Henry B. Fuller, it would
seem, lashes her with scorpions. Mr. Fuller is one of the leading
novelists of the city--for Chicago, be it known, had a nourishing and
characteristic literature of her own long before Mr. Dooley sprang into
fame. The author of _The Cliff-Dwellers_ is alleged to have said that
the Anglo-Saxon race was incapable of art, and that in this respect
Chicago was pre-eminently Anglo-Saxon. "Alleged," I say, for reports of
lectures in the American papers are always to be taken with caution, and
are very often as fanciful as Dr. Johnson's reports of the debates in
Parliament. The reporter is not generally a shorthand writer. He jots
down as much as he conveniently can of the lecturer's remarks, and
pieces them out from imagination. Thus, I am not at all sure what Mr.
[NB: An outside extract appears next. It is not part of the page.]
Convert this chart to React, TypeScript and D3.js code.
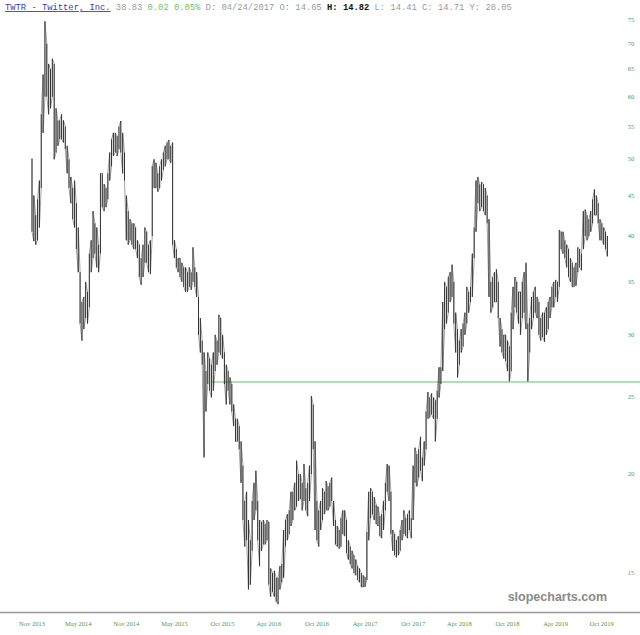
import React from "react";
import * as d3 from "d3";

// Weekly high / low of TWTR, Nov 2013 – Oct 2019
const highs: number[] = [
  50.1, 45.0, 42.5, 44.5, 47, 57, 64, 74.7, 70, 66, 65, 67, 66, 58, 56, 56, 57, 56, 55, 52,
  50, 47.5, 46, 47, 44, 41, 36, 33, 33.5, 35, 34, 38, 39.5, 43, 41.5, 41, 39, 48, 48, 46.5,
  46, 48, 51, 53, 54, 54, 53.5, 55, 55.9, 54, 51, 45, 43, 42, 41.5, 41.5, 41, 39.5, 39, 37.5,
  39, 41, 40.5, 39, 39.5, 49, 50, 49.5, 48, 49, 50, 51, 52, 52.5, 52.9, 52, 52.5, 39.5, 38.5, 37.5,
  37.5, 37, 36.5, 36.5, 36, 36.5, 36, 38.7, 36.5, 36, 33.5, 31.5, 29.5, 28.5, 27, 28.5, 28, 27.5,
  28.5, 30, 29.5, 31.8, 31.5, 30, 28.5, 27.5, 27, 26.5, 26, 24.5, 23.5, 23.5, 23, 22, 20.5, 18.5,
  19, 17.5, 16.5, 18.5, 19.5, 20.2, 18.5, 17.5, 17.4, 17.5, 17.3, 17.5, 17.4, 15.2, 15, 15.1, 14.8, 14.8,
  15.3, 15.4, 17, 17.5, 17.8, 18, 19, 19, 19.5, 20.8, 20, 20, 19.5, 20.6, 19.2, 19.5, 20.5, 25.1,
  24.5, 22, 18.5, 18, 18.5, 19.2, 19, 19.6, 19.3, 19.5, 19.8, 18.5, 17.5, 17.2, 17, 17.6, 18, 18,
  17.5, 16.5, 16.2, 16, 15.8, 15.6, 15.3, 15.2, 15, 14.9, 14.82, 16.9, 19, 19.2, 19, 18.7, 18.3, 18.2,
  17.7, 17.8, 18.5, 19.5, 20.6, 20.5, 19, 17, 16.8, 16.5, 16.7, 17, 17.5, 18, 17.6, 17.8, 18, 17.6,
  20.5, 21.6, 21.2, 21.5, 22.3, 21, 22, 24, 25.4, 25, 25.3, 25, 24.8, 25.5, 27.3, 27.3, 33, 35,
  34.5, 35.5, 36, 36.8, 35, 32, 30.5, 29.5, 30.5, 31, 32, 34.5, 34, 34.5, 38, 41, 47, 47.5,
  46.5, 46.8, 46.5, 46, 45, 42, 35, 35.5, 36, 36.3, 35, 31.5, 30.5, 30, 30, 29.5, 29, 32,
  34.5, 35.5, 35, 34, 34, 35, 36, 37, 31, 31.5, 33.5, 34, 34.5, 33.5, 33, 31.5, 32, 32,
  32.5, 33, 33.5, 34.5, 35, 35.2, 35, 40.7, 40.5, 40.5, 39.5, 39, 38.5, 37.5, 37, 36.5, 37, 38.7,
  38.5, 38, 43, 43.2, 42.5, 42, 43, 44.5, 45.8, 45, 44, 42, 41.5, 41, 40.5, 40,
];
const lows: number[] = [
  40.5, 39.4, 39.0, 39.5, 41, 46, 54, 60, 60, 57, 58, 60, 50, 51, 52, 53, 53, 52.5, 51.5, 48,
  46, 44, 42, 41, 38.5, 36, 31, 29.5, 30.5, 31.5, 31, 32.5, 36, 37.5, 38, 36.5, 36, 38, 43.5, 43,
  43.5, 44.5, 47, 49, 50.5, 51, 50.5, 51.5, 51, 48, 47, 39.5, 39, 39.5, 39, 38.5, 38.5, 37.5, 35.5, 34.7,
  35.5, 37, 37, 36, 35.8, 40, 46, 46, 45.5, 46, 47, 48.5, 49, 50, 50, 49.5, 39, 37.5, 36.5, 36,
  35.5, 35, 34.5, 34, 34, 34.5, 34.2, 35, 34.5, 33.5, 30, 28.5, 27.5, 21, 24, 26, 25.5, 25,
  25.5, 27, 27.5, 28.5, 28.3, 28, 26, 24.5, 25.5, 24.5, 24, 23, 22, 22, 21.5, 19.5, 17.5, 16.2,
  16.5, 14.3, 14.5, 16, 17.5, 18, 16.5, 15.3, 16, 16.3, 16.3, 16.5, 14.5, 14, 14.2, 14, 13.8, 13.7,
  14.3, 14.6, 14.8, 16.2, 16.5, 16.8, 17.2, 17.5, 18, 18.2, 18.5, 18.6, 18, 18.5, 18, 17.7, 18.5, 20,
  21.5, 17, 16.5, 16.2, 17, 17.5, 17.8, 18, 18, 18.2, 18.5, 17.2, 16.3, 16.2, 16.1, 16.2, 16.8, 16.7,
  15.9, 15.6, 15.4, 15.2, 15, 14.9, 14.7, 14.6, 14.4, 14.4, 14.41, 14.7, 16.5, 17.6, 17.8, 17.5, 17.3, 17.2,
  16.7, 16.6, 17, 18, 19, 18.5, 16.8, 16, 15.8, 15.7, 15.8, 16, 16.5, 16.8, 16.7, 16.6, 17, 16.6,
  17.5, 19.5, 19.3, 19.8, 20.2, 19.6, 20.5, 21.5, 23.5, 23.6, 23.8, 23.5, 22, 23.5, 25, 26, 27, 30.5,
  31, 32, 33, 33.5, 31, 28.5, 26.5, 27.5, 28.5, 29, 30, 31, 32, 33, 33.5, 37.5, 40.5, 44,
  43, 43.5, 43, 42.5, 41.5, 33.5, 32, 32.5, 33, 33, 31.5, 29, 28.5, 28, 27.8, 27, 26.2, 27,
  30.5, 32.5, 32, 31, 30, 31.5, 32, 30.5, 26.2, 28.5, 30.5, 31.5, 32, 31.5, 30, 29.5, 29.8, 29.4,
  30, 30.5, 31.5, 32.5, 32.5, 33.5, 33, 34.5, 38.5, 38, 37.5, 36.5, 35.5, 35, 34.5, 34.5, 34.6, 36,
  36.5, 36.2, 38.5, 40, 39.5, 40, 40.5, 41.5, 42.5, 42.5, 41.5, 39.5, 39.5, 39, 38.5, 37.7,
];

const priceTicks: number[] = [15, 20, 25, 30, 35, 40, 45, 50, 55, 60, 65, 70, 75];
const timeTickIndex: number[] = [0, 25, 51, 77, 103, 128, 154, 180, 206, 231, 257, 283, 308];
const timeTickLabels: string[] = [
  "Nov 2013", "May 2014", "Nov 2014", "May 2015", "Oct 2015", "Apr 2016", "Oct 2016",
  "Apr 2017", "Oct 2017", "Apr 2018", "Oct 2018", "Apr 2019", "Oct 2019",
];
const supportLevel = 26.15;
const supportStartIndex = 97;

const W = 640;
const H = 635;

export default function App() {
  const n = highs.length;
  const x = d3.scaleLinear().domain([0, n - 1]).range([32, 607.4]);
  const y = d3.scaleLog().domain([15, 75]).range([573, 20]);
  const serif = "'Liberation Serif', 'DejaVu Serif', serif";
  const mono = "'Liberation Mono', 'DejaVu Sans Mono', monospace";

  // zig-zag path joining consecutive bars (alternating ends) to mimic dense daily bars
  const pts: [number, number][] = [];
  highs.forEach((h, i) => {
    const a: [number, number] = [x(i), y(h)];
    const b: [number, number] = [x(i), y(lows[i])];
    if (i % 2 === 0) pts.push(a, b);
    else pts.push(b, a);
  });
  const zig = d3.line()(pts) || "";

  return (
    <svg
      width={W}
      height={H}
      style={{ position: "absolute", left: 0, top: 0, background: "#fff" }}
    >
      <rect x={0} y={0} width={W} height={H} fill="#fff" />
      {/* header */}
      <text x={5} y={10} fontFamily={mono} fontSize={8.8} xmlSpace="preserve">
        <tspan fill="#3b3bb8" textDecoration="underline">TWTR - Twitter, Inc.</tspan>
        <tspan fill="#9a9a9a"> 38.83 </tspan>
        <tspan fill="#6cbf6c">0.02 0.05%</tspan>
        <tspan fill="#9a9a9a"> D: 04/24/2017 O: 14.65 </tspan>
        <tspan fill="#111" fontWeight="bold">H: 14.82</tspan>
        <tspan fill="#9a9a9a"> L: 14.41 C: 14.71 Y: 28.05</tspan>
      </text>

      {/* price axis labels */}
      {priceTicks.map((p) => (
        <text
          key={p}
          x={631}
          y={y(p) + 2}
          textAnchor="middle"
          fontFamily={serif}
          fontSize={6.5}
          fill="#4c9a4c"
        >
          {p}
        </text>
      ))}

      {/* support line */}
      <line
        x1={x(supportStartIndex)}
        x2={W}
        y1={y(supportLevel)}
        y2={y(supportLevel)}
        stroke="#9ad69a"
        strokeWidth={1.5}
      />

      {/* price bars */}
      <path d={zig} fill="none" stroke="#555" strokeWidth={0.55} />
      {highs.map((h, i) => (
        <line
          key={i}
          x1={x(i)}
          x2={x(i)}
          y1={y(h)}
          y2={y(lows[i])}
          stroke="#2e2e2e"
          strokeWidth={0.95}
        />
      ))}

      {/* watermark */}
      <text
        x={607}
        y={601}
        textAnchor="end"
        fontFamily="'Liberation Sans', Arial, sans-serif"
        fontWeight="bold"
        fontSize={12.5}
        fill="#8a8a8a"
      >
        slopecharts.com
      </text>

      {/* time axis */}
      <line x1={0} x2={W} y1={612.5} y2={612.5} stroke="#9a9a9a" strokeWidth={1.5} />
      {timeTickIndex.map((t, i) => (
        <text
          key={t}
          x={x(t)}
          y={626}
          textAnchor="middle"
          fontFamily={serif}
          fontSize={6.5}
          fill="#4c9a4c"
        >
          {timeTickLabels[i]}
        </text>
      ))}
    </svg>
  );
}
Fuller really said; but there is no doubt whatever of the indignation
kindled by his diatribe. Deny her artistic capacities and sensibilities,
and you touch Chicago in her tenderest point. Moreover, Mr. Fuller's
onslaught encouraged several other like-minded critics to back him up,
so that the city has been writhing under the scourges of her
epigrammatists. I have before me a letter to one of the evening papers,
written in a tone of academic sarcasm which proves that even the
supercilious and "donnish" element is not lacking in Chicago culture.